(caution, I'm just a chemical engineer, but) You appear to ask one question: "What is the difference between flow and non-flow architectures?" then sideline in some discussion about fiber/waves vs layer-3/transit/peering/x-connect I don't think the second part really relates to the first part of your message. (I didn't put this content in-line because .. it's mostly trying to clarify what you are asking Rod" On Sun, Feb 9, 2020 at 3:19 AM Rod Beck <rod.beck@unitedcablecompany.com> wrote:
Please explain for us dumb sales guys the distinction between flow and non-flow. My question is the fundamental architecture of these clouds. We all know that Amazon is buying dark fiber and building a network based on lighting 100 and 10 gig waves on IRU and titled fiber. Same for Microsoft (I sold them in a past life some waves) and other large players.

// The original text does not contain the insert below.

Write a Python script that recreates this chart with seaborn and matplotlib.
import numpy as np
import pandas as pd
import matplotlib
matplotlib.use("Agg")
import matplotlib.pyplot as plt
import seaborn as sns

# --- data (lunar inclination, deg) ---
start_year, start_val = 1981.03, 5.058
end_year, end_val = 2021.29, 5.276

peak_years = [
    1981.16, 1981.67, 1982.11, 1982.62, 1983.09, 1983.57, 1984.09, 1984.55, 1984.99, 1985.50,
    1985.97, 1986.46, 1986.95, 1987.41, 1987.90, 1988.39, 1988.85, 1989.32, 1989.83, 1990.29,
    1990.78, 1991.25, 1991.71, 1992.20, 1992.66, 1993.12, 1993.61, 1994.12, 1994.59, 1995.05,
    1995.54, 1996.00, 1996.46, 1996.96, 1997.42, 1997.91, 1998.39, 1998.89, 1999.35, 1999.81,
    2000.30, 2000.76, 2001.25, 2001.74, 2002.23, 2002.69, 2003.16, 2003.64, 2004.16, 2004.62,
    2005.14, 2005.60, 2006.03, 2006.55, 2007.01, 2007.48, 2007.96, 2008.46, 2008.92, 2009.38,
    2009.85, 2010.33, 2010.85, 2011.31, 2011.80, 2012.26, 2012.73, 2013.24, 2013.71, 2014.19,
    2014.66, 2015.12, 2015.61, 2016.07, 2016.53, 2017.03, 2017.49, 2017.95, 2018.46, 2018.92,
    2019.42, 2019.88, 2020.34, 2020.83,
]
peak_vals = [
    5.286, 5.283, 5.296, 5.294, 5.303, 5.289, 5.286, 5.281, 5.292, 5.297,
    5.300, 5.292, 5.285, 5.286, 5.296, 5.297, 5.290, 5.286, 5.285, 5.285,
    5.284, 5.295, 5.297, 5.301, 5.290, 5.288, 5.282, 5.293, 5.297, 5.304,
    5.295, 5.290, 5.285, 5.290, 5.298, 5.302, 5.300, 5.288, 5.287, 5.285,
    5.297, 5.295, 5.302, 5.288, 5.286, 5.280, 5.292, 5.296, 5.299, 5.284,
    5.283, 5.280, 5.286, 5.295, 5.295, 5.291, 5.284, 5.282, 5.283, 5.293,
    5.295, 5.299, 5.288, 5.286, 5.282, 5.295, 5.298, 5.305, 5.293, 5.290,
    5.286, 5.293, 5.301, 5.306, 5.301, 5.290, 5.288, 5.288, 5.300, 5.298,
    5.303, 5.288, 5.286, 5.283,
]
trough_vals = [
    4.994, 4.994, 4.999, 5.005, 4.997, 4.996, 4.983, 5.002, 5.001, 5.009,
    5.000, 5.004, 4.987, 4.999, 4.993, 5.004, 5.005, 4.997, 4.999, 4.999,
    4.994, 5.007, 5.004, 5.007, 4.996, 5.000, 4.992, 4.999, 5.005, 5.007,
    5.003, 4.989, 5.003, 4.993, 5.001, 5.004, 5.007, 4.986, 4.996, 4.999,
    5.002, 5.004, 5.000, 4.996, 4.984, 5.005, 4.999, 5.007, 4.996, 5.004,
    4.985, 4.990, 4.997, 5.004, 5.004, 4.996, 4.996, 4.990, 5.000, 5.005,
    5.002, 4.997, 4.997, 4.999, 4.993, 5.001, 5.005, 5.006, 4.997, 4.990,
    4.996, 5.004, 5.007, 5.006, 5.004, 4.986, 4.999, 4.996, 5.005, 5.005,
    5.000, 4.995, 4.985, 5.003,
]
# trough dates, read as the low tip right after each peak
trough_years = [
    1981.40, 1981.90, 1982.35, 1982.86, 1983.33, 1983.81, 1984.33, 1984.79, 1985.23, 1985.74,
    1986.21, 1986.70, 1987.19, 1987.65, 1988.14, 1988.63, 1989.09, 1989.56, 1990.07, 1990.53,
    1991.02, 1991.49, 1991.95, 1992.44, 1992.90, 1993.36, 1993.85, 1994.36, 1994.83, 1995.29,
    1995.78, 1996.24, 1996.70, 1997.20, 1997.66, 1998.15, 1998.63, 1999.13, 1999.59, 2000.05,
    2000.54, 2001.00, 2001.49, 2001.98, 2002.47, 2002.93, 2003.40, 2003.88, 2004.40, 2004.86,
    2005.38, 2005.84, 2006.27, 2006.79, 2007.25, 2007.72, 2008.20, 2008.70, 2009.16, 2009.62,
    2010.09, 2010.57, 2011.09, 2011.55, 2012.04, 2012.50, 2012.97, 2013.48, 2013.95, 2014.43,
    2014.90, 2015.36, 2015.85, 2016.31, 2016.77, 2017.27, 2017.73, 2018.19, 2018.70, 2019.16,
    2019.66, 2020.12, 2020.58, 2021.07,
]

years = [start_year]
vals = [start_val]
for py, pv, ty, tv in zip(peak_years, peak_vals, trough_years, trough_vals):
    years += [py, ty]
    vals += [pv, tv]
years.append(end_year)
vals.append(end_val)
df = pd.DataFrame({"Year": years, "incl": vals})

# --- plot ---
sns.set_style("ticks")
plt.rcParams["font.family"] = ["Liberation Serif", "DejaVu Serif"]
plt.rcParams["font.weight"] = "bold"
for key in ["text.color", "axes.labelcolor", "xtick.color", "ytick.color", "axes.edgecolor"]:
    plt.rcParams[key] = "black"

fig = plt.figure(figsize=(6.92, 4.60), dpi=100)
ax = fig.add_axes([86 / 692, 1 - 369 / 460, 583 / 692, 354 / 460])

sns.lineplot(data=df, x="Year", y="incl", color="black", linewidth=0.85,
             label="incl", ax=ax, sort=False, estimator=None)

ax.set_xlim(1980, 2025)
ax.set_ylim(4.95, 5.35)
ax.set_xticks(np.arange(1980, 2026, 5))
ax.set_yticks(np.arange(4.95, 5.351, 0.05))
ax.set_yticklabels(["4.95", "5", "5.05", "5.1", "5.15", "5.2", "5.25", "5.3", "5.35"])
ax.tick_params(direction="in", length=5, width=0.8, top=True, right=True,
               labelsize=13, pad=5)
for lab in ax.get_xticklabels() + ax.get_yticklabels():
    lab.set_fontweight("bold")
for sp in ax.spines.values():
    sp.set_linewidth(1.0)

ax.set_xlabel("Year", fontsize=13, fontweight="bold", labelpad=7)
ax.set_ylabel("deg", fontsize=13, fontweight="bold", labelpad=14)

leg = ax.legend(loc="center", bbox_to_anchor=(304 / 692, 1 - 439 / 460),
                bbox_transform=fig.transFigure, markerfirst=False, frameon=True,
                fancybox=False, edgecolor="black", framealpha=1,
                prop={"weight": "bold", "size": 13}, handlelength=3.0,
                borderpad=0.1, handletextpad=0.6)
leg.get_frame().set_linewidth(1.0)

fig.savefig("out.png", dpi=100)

But there appear to be quite a few cloud players that rely heavily on Layer 3 purchased from Level3 (CenturyLink) and other members of the august Tier 1 club. And many CDN players are really transit + real estate operations as was Akamai until recently.

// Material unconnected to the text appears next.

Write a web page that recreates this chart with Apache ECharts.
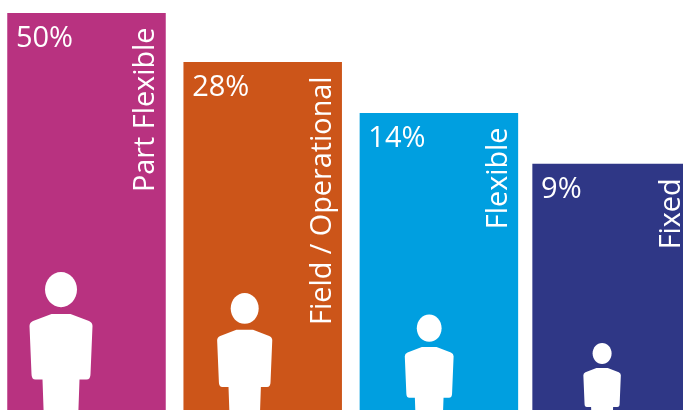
<!DOCTYPE html>
<html>
<head>
<meta charset="utf-8">
<style>html,body{margin:0;padding:0;background:#fff;overflow:hidden}#chart{width:683px;height:410px}</style>
<script src="https://cdn.jsdelivr.net/npm/echarts@6/dist/echarts.min.js"></script>
</head>
<body>
<div id="chart"></div>
<script>
// Share of the workforce by working style
const categories = ['Part Flexible', 'Field / Operational', 'Flexible', 'Fixed'];
const shares = [50, 28, 14, 9];
const colors = ['#B83280', '#CC5519', '#009FE0', '#2F3786'];

// Figure drawn inside each column: scale, offset from the column centre, head top
const figures = [
  { scale: 1, dx: -25.5, top: 272 },
  { scale: 0.875, dx: -18, top: 293 },
  { scale: 0.775, dx: -9.7, top: 314.5 },
  { scale: 0.595, dx: -9.5, top: 343 }
];
const columnShift = [0, 0, 0, -3.5];
const columnWidth = 158.5;
const bodyPath = 'M22 0L41 0L59.5 7Q63 8.5 63 12L61 60Q61 65.5 57 65.5L50 65.5L48.5 108L14.5 108L13 65.5L6 65.5Q2 65.5 2 60L0 12Q0 8.5 3.5 7Z';
const font = '"Open Sans", sans-serif';

function renderColumn(params, api) {
  const i = api.value(0);
  const share = api.value(1);
  const top = api.coord([i, share]);
  const base = api.coord([i, 1]);
  const cx = top[0] + columnShift[i];
  const left = cx - columnWidth / 2;
  const right = cx + columnWidth / 2;
  const f = figures[i];
  const fx = cx + f.dx;
  return {
    type: 'group',
    children: [
      { type: 'rect', shape: { x: left, y: top[1], width: columnWidth, height: base[1] - top[1] }, style: { fill: colors[i] } },
      { type: 'ellipse', shape: { cx: fx, cy: f.top + 17.6 * f.scale, rx: 16 * f.scale, ry: 17.6 * f.scale }, style: { fill: '#fff' } },
      { type: 'path', shape: { pathData: bodyPath, x: fx - 31.5 * f.scale, y: f.top + 42 * f.scale, width: 63 * f.scale, height: 108 * f.scale }, style: { fill: '#fff' } },
      { type: 'text', x: left + 8.7, y: top[1] + 26, style: { text: share + '%', fill: '#fff', font: '29px ' + font, textAlign: 'left', textVerticalAlign: 'middle' } },
      { type: 'text', x: right - 19.5, y: top[1] + 14.5, rotation: Math.PI / 2, style: { text: categories[i], fill: '#fff', font: '28.8px ' + font, textAlign: 'right', textVerticalAlign: 'middle' } }
    ]
  };
}

const chart = echarts.init(document.getElementById('chart'), null, { renderer: 'canvas' });
chart.setOption({
  animation: false,
  backgroundColor: '#fff',
  grid: { left: -1.6, width: 704.8, top: 13, bottom: -7, outerBoundsMode: 'none' },
  xAxis: { type: 'category', data: categories, show: false },
  yAxis: {
    type: 'log',
    logBase: Math.E,
    min: 1,
    max: 50,
    show: false,
    breaks: [
      { start: 16, end: 24, gap: '4.43%' },
      { start: 32, end: 45, gap: '5.3%' }
    ],
    breakArea: { show: false }
  },
  series: [{
    type: 'custom',
    clip: false,
    silent: true,
    encode: { x: 0, y: 1 },
    data: shares.map((s, i) => [i, s]),
    renderItem: renderColumn
  }]
});
</script>
</body>
</html>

It seems the threshold for moving from purchased transit plus peering to a Layer 1 and 2 network has risen over time. Many former Tier 2 ISPs pretty much gutted their private line networks as transit prices continued inexorable declines.
Best,
Roderick.
________________________________ From: NANOG <nanog-bounces@nanog.org> on behalf of Glen Kent <glen.kent@gmail.com> Sent: Sunday, February 9, 2020 11:02 AM To: nanog@nanog.org <nanog@nanog.org> Subject: Flow based architecture in data centers(more specifically Telco Clouds)
Hi,
Are most of the Telco Cloud deployments envisioned to be modeled on a flow based or a non flow based architecture? I am presuming that for deeper insights into the traffic one would need a flow based architecture, but that can have scale issues (# of flows, flow setup rates, etc) and was hence checking.